U.S. lawmakers cut Homeland Security funding
WASHINGTON (AFP) – The US House of Representatives has voted to shave more than a billion dollars from next year’s Department of Homeland Security budget as part of its deficit reduction plan.
The Republican-held House voted 231 to 188 to cut the fiscal 2012 budget by $1.1 billion to $40.6 billion for the agency charged with fighting terror and guarding US borders.
The budget, whose fiscal year begins on October 1, is $3 billion, or seven percent less than President Barack Obama’s request
“Providing for critical national security measures is a funding priority, and I’m pleased we’ve done so expediently while still cutting spending to more sustainable levels,” said Kentucky Republican Hal Rogers, who chairs the committee that oversees the agency’s budget.
Democrats, however, denounced the cuts, calling them counter-productive.

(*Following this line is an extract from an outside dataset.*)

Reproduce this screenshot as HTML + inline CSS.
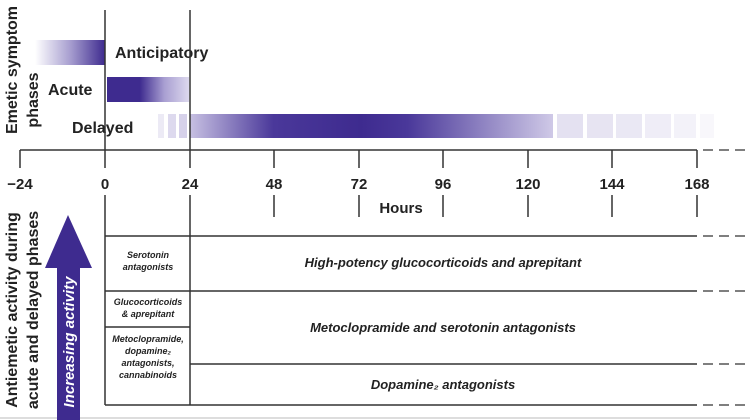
<!DOCTYPE html>
<html><head><style>
body{margin:0;background:#fff}
svg{display:block}
text{font-family:"Liberation Sans",sans-serif;fill:#222}
</style></head><body>
<svg width="750" height="420" viewBox="0 0 750 420" xmlns="http://www.w3.org/2000/svg">
<defs>
<linearGradient id="ga" x1="0" x2="1"><stop offset="0" stop-color="#fff"/><stop offset="0.5" stop-color="#a89fd0"/><stop offset="1" stop-color="#3e2b8f"/></linearGradient>
<linearGradient id="gb" x1="0" x2="1"><stop offset="0" stop-color="#3e2b8f"/><stop offset="0.4" stop-color="#3e2b8f"/><stop offset="0.7" stop-color="#a99fd2"/><stop offset="1" stop-color="#ddd9ee"/></linearGradient>
<linearGradient id="gc" gradientUnits="userSpaceOnUse" x1="190" x2="553"><stop offset="0" stop-color="#c7c0e2"/><stop offset="0.23" stop-color="#4a389a"/><stop offset="0.47" stop-color="#3e2b8f"/><stop offset="0.6" stop-color="#4a389a"/><stop offset="1" stop-color="#cfc9e7"/></linearGradient>
</defs>
<rect x="35" y="40" width="70" height="25" fill="url(#ga)"/>
<rect x="107" y="77" width="82" height="25" fill="url(#gb)"/>
<rect x="158" y="114" width="6" height="24" fill="#eceaf5"/>
<rect x="168" y="114" width="8" height="24" fill="#ddd9ee"/>
<rect x="179" y="114" width="8" height="24" fill="#d6d1ea"/>
<rect x="190" y="114" width="363" height="24" fill="url(#gc)"/>
<rect x="557" y="114" width="26" height="24" fill="#e4e1f1"/>
<rect x="587" y="114" width="26" height="24" fill="#e7e4f2"/>
<rect x="616" y="114" width="26" height="24" fill="#eae8f4"/>
<rect x="645" y="114" width="26" height="24" fill="#efedf7"/>
<rect x="674" y="114" width="22" height="24" fill="#f3f2f9"/>
<rect x="700" y="114" width="14" height="24" fill="#f8f7fb"/>
<text x="115" y="58" font-size="16" font-weight="bold">Anticipatory</text>
<text x="48" y="95" font-size="16" font-weight="bold">Acute</text>
<text x="72" y="133" font-size="16" font-weight="bold">Delayed</text>
<g stroke="#333" stroke-width="1.5" fill="none">
<line x1="20" y1="150" x2="697" y2="150"/>
<line x1="105" y1="10" x2="105" y2="168"/>
<line x1="190" y1="10" x2="190" y2="168"/>
<line x1="190" y1="195" x2="190" y2="405"/>
<line x1="20" y1="150" x2="20" y2="168"/>
<line x1="274" y1="150" x2="274" y2="168"/><line x1="359" y1="150" x2="359" y2="168"/>
<line x1="443" y1="150" x2="443" y2="168"/><line x1="528" y1="150" x2="528" y2="168"/>
<line x1="612" y1="150" x2="612" y2="168"/><line x1="697" y1="150" x2="697" y2="168"/>
<line x1="105" y1="195" x2="105" y2="405"/>
<line x1="274" y1="195" x2="274" y2="217"/><line x1="359" y1="195" x2="359" y2="217"/>
<line x1="443" y1="195" x2="443" y2="217"/><line x1="528" y1="195" x2="528" y2="217"/>
<line x1="612" y1="195" x2="612" y2="217"/><line x1="697" y1="195" x2="697" y2="217"/>
<line x1="105" y1="236" x2="697" y2="236"/>
<line x1="105" y1="291" x2="697" y2="291"/>
<line x1="105" y1="327" x2="190" y2="327"/>
<line x1="190" y1="364" x2="697" y2="364"/>
<line x1="105" y1="405" x2="697" y2="405"/>
</g>
<g stroke="#333" stroke-width="1.2" stroke-dasharray="10,6">
<line x1="703" y1="150" x2="750" y2="150"/>
<line x1="703" y1="236" x2="750" y2="236"/>
<line x1="703" y1="291" x2="750" y2="291"/>
<line x1="703" y1="364" x2="750" y2="364"/>
<line x1="703" y1="405" x2="750" y2="405"/>
</g>
<line x1="0" y1="418" x2="750" y2="418" stroke="#bbb"/>
<g font-size="15" font-weight="bold" text-anchor="middle">
<text x="20" y="189">−24</text><text x="105" y="189">0</text><text x="190" y="189">24</text>
<text x="274" y="189">48</text><text x="359" y="189">72</text><text x="443" y="189">96</text>
<text x="528" y="189">120</text><text x="612" y="189">144</text><text x="697" y="189">168</text>
</g>
<text x="401" y="213" font-size="15" font-weight="bold" text-anchor="middle">Hours</text>
<g font-size="16" font-weight="bold" text-anchor="middle">
<text transform="translate(17,70) rotate(-90)">Emetic symptom</text>
<text transform="translate(38,100) rotate(-90)">phases</text>
<text transform="translate(17,310) rotate(-90)">Antiemetic activity during</text>
<text transform="translate(38,310) rotate(-90)">acute and delayed phases</text>
</g>
<rect x="57" y="266" width="23" height="154" fill="#3e2b8f"/>
<polygon points="68,215 45,268 92,268" fill="#3e2b8f"/>
<text transform="translate(74,342) rotate(-90)" font-size="15" font-weight="bold" font-style="italic" text-anchor="middle" style="fill:#fff">Increasing activity</text>
<g font-size="9" font-weight="bold" font-style="italic" text-anchor="middle">
<text x="148" y="258">Serotonin</text><text x="148" y="270">antagonists</text>
<text x="148" y="305">Glucocorticoids</text><text x="148" y="317">&amp; aprepitant</text>
<text x="148" y="342">Metoclopramide,</text><text x="148" y="354">dopamine₂</text>
<text x="148" y="366">antagonists,</text><text x="148" y="378">cannabinoids</text>
</g>
<g font-size="13" font-weight="bold" font-style="italic" text-anchor="middle">
<text x="443" y="267">High-potency glucocorticoids and aprepitant</text>
<text x="443" y="332">Metoclopramide and serotonin antagonists</text>
<text x="443" y="389">Dopamine₂ antagonists</text>
</g>
</svg>
</body></html>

“This bill is simply an assault against the progress we’ve made protecting the homeland over the past ten years,” said Bennie Thompson, the highest-ranking Democrat on the panel.
Thompson also criticized the bill for eliminating bargaining rights for Transportation Security Administration employees.
“Furthering the Republican anti-worker political agenda, this bill prevents TSA screeners from collective bargaining rights and calls for the elimination of up to 8,000 critical jobs,” he added.